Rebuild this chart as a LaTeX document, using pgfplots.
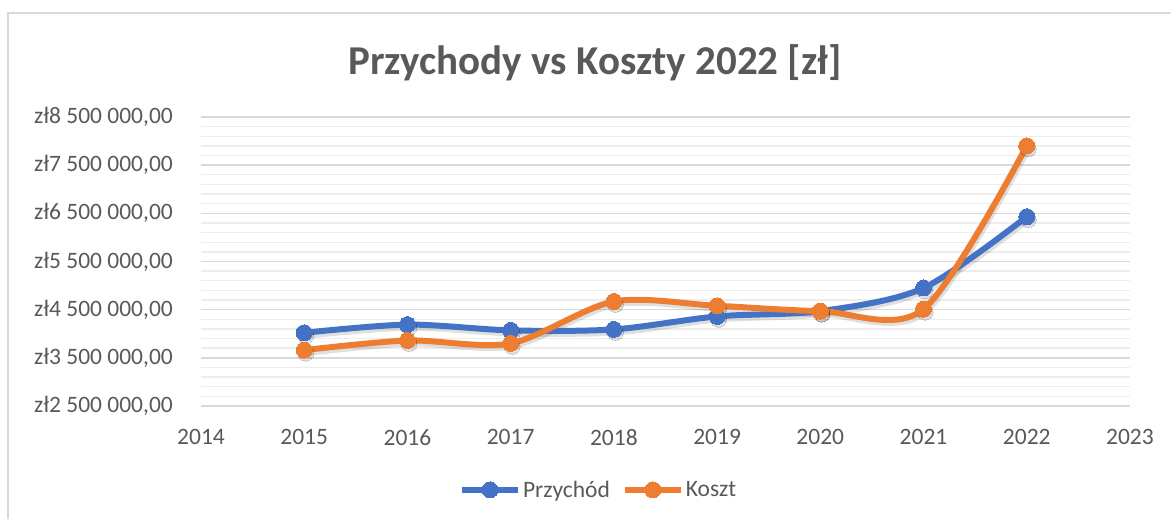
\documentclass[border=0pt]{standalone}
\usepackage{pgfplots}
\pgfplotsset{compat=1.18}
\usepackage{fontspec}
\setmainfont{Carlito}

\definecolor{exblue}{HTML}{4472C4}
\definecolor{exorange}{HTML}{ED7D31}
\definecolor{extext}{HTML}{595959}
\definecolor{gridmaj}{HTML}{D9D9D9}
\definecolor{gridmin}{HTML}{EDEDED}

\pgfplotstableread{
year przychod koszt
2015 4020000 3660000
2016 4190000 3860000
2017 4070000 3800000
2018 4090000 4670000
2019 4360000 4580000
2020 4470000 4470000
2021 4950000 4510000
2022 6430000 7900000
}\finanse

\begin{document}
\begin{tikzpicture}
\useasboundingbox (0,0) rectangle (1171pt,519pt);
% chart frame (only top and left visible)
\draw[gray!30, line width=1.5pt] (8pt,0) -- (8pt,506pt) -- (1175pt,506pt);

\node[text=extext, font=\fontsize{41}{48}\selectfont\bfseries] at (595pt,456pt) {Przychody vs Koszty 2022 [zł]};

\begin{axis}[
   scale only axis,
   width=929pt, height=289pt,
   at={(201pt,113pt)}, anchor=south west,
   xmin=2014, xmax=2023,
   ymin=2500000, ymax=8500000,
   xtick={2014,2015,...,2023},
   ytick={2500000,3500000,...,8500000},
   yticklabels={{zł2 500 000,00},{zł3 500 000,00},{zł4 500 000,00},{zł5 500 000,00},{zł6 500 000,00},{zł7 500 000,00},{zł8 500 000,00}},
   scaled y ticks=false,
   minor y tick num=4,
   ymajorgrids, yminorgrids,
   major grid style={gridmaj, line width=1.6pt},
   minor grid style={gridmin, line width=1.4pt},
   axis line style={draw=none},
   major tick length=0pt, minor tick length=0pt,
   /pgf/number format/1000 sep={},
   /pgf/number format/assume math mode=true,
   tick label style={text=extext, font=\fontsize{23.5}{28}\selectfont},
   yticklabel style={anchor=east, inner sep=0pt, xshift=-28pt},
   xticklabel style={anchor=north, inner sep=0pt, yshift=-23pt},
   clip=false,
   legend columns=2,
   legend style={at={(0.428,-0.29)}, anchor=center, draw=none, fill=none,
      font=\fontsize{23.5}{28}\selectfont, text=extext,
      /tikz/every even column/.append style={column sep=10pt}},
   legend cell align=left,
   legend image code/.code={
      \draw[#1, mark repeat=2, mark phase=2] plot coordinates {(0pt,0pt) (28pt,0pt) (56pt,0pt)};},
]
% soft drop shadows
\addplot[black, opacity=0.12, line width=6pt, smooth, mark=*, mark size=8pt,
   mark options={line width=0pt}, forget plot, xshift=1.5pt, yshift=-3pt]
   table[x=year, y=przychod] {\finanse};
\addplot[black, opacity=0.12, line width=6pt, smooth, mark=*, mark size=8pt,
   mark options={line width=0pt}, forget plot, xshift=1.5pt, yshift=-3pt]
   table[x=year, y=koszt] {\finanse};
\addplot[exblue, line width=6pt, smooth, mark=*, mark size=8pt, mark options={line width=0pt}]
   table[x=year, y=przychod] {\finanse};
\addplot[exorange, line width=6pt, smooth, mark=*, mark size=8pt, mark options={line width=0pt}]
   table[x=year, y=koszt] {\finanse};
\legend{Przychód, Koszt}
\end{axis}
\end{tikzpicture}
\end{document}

☆ ☆ ☆

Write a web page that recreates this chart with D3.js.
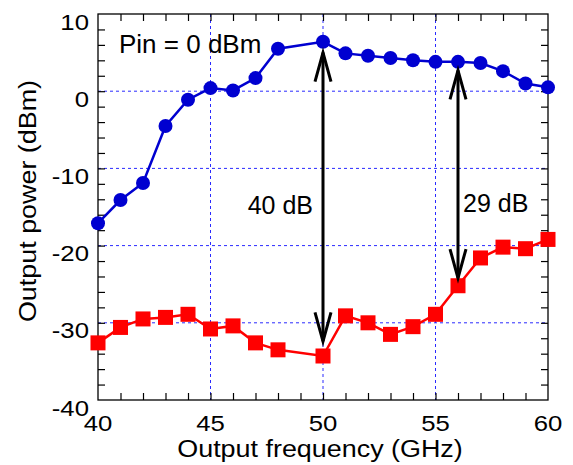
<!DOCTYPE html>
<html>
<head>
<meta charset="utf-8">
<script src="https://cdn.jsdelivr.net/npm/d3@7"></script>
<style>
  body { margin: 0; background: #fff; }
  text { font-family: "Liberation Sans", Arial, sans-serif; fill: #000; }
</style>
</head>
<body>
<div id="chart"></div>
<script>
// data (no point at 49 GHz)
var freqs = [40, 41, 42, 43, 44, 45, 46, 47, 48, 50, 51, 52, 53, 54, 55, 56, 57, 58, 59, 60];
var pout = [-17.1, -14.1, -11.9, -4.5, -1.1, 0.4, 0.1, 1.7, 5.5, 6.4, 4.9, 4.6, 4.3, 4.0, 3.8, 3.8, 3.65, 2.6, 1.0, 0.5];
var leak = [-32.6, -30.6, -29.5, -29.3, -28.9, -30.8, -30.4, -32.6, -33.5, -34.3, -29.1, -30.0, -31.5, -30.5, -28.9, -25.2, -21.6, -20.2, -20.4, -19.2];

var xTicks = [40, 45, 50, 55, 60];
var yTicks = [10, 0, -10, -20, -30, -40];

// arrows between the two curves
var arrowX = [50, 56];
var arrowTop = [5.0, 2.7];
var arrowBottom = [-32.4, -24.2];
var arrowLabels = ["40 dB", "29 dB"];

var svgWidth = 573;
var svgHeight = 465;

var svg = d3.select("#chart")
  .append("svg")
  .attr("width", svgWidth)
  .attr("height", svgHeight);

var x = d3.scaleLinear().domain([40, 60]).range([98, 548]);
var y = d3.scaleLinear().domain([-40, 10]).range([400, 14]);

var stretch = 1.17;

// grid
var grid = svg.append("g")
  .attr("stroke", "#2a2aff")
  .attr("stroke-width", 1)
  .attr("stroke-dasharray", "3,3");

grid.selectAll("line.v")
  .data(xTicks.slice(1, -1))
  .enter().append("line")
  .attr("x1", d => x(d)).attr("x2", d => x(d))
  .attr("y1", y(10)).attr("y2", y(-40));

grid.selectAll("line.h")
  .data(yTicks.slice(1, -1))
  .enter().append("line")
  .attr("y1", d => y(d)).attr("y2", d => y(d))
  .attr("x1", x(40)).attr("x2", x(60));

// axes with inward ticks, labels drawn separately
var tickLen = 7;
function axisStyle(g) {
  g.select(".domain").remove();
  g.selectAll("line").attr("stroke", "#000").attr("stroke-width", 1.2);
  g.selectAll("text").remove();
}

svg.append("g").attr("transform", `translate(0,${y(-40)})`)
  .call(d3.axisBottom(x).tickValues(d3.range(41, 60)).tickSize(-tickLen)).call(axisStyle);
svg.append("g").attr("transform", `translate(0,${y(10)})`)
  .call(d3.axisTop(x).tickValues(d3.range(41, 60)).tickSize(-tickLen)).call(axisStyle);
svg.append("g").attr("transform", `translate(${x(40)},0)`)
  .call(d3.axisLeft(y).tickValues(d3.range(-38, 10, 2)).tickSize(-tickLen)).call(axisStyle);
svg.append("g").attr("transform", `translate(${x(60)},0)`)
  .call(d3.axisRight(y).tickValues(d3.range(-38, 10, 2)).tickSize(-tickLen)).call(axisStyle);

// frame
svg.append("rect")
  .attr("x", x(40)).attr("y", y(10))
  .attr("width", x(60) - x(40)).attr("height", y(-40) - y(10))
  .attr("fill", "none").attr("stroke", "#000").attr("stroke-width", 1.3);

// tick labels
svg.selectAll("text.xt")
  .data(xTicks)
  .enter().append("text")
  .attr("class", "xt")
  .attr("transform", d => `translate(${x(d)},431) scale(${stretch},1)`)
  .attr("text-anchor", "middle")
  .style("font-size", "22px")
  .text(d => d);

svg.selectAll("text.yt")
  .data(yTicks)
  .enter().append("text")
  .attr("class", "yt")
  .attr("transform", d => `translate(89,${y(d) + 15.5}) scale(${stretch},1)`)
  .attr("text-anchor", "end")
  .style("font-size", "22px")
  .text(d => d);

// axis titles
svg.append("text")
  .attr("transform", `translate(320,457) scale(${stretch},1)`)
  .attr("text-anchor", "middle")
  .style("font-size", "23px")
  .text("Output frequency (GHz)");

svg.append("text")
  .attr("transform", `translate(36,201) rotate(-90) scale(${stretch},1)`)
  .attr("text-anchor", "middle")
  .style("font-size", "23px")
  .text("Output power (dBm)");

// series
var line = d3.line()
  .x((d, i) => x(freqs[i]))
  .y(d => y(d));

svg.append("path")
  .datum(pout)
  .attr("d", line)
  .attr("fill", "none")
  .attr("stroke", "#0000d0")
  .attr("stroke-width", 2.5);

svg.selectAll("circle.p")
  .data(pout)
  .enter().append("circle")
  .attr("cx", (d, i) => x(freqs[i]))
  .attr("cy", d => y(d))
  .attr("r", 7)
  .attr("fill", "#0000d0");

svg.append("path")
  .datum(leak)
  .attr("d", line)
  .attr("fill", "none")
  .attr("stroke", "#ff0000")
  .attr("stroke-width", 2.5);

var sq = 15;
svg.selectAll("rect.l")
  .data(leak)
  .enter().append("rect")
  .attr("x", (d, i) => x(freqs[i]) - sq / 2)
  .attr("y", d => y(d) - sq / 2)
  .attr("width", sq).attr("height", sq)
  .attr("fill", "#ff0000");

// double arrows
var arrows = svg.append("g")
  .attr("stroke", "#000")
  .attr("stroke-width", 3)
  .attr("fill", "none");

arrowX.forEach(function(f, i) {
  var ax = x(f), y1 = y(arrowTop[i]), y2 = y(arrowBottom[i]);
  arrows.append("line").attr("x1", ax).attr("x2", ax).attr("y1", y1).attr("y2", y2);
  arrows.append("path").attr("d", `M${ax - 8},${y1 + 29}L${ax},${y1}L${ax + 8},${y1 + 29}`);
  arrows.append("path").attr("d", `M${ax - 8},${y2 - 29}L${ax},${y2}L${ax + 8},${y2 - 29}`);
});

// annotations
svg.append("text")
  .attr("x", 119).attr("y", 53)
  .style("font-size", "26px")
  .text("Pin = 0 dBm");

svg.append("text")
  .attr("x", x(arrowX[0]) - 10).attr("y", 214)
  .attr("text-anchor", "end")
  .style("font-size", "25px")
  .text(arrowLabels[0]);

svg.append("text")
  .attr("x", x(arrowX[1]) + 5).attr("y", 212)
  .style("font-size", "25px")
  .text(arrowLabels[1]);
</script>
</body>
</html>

☆ ☆ ☆

**Task to complete:**
Go through the records and pull out each line that includes the word "this".

**Problem solution:**
Rebuild this chart as a LaTeX document, using pgfplots.
Write a web page that recreates this chart with D3.js.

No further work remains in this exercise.